‘Why we passed Bill demutualising NSE’ – Dogara

The decision of the House of Representatives to demutualise the Nigerian Stock Exchange was based on the need to make it more attractive to investors by opening up the capital market in line with global best practices, the Speaker, Hon. Yakubu Dogara, has said.

Dogara, in a statement by his Special Adviser on Media & Public Affairs, Mr. Turaki Hassan yesterday, said the action would make more multinational corporations to get their companies listed, thereby contributing to the development of the economy.

By implication, the demutualisation of the NSE would bring the ordinary Nigerian closer to benefiting from the nation’s commonwealth, he added.

Sequel to the adoption of the recommendations of a report by Hon. Yusuf Ayo Tajudeen – headed Committee on Capital Market and Institutions on a Bill for an Act to facilitate the development of Nigeria’s Capital Market by enabling the conversion and re-registration of the Nigerian Stock Exchange from a company limited by guarantee to a public company limited by shares; and for related matters, last week, the Green Chamber demutualised the Nigeria Securities Exchange.

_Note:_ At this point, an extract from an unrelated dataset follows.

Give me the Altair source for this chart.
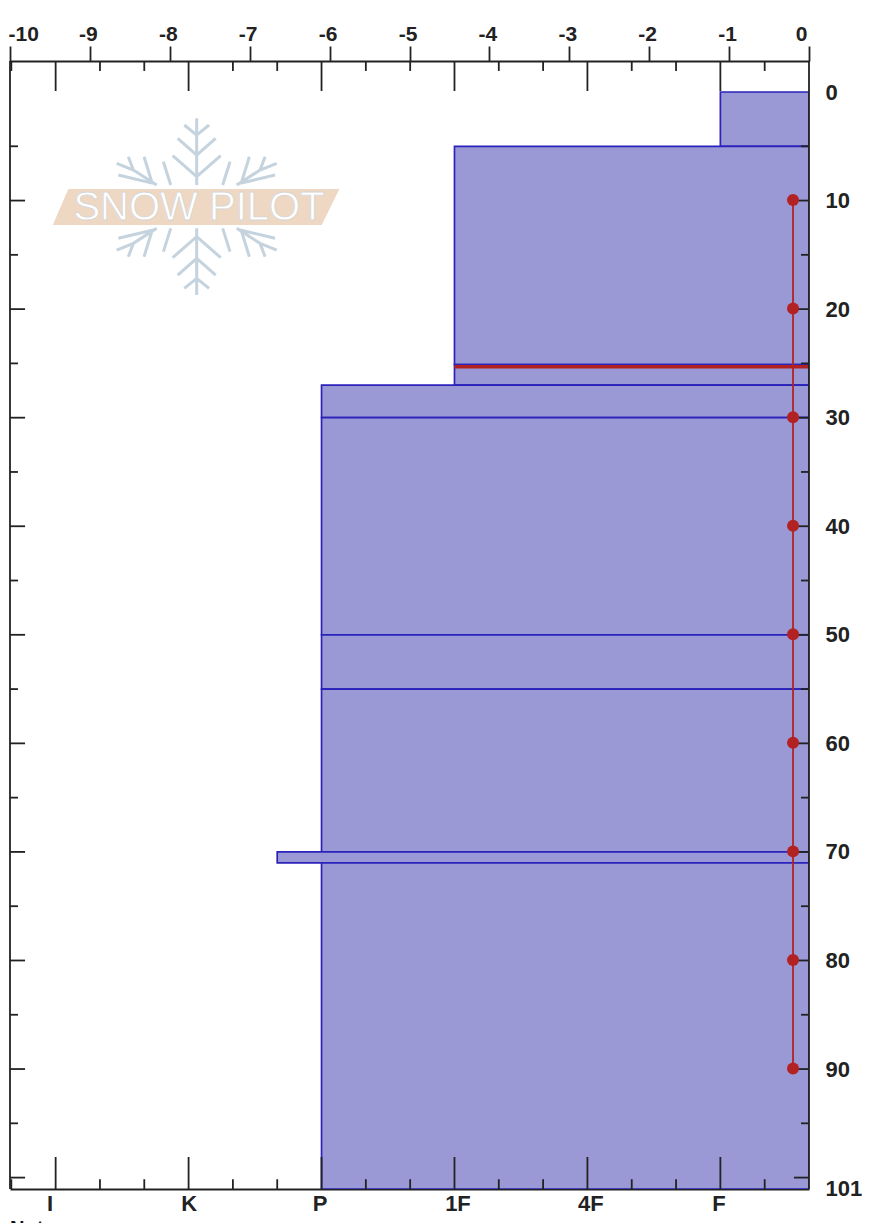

Dogara noted that the changes made by the House, when concurred to by the Senate is signed into law by the President, it will result in a flexible  governance  structure  in the capital market as well as stimulate the involvement of investors in governance, thereby making it easy to take decisive  action  in  response  to  changes  in  the  business environment where and when necessary.

Increased access to resources for  capital  investment  raised  by  way  of  equity  offerings  or  private  investment will also be assured, he said.

Recall that in June 2016, Dogara visited the stock exchange in Lagos where he sounded the closing gong and promised to use legislative tools to reposition the capital market for maximum performance.

At the time, the Speaker said it was unacceptable for a large chunk of the nation’s resources or capital to be heavily concentrated in the hands of few chief executive officers.

This, he added, would pose serious threat to the sustenance and survival of democracy as the inequality gap would further widen and the middle class eliminated thereby plunging more people into abject poverty.

Conversely, deepening of Nigeria’s capital market will enhance wealth redistribution and deliberately allow it to trickle down to the ordinary people as against the practice where multinational corporations repatriate their profits 100 percent to their own countries without investing a dime back to the Nigerian economy, he said.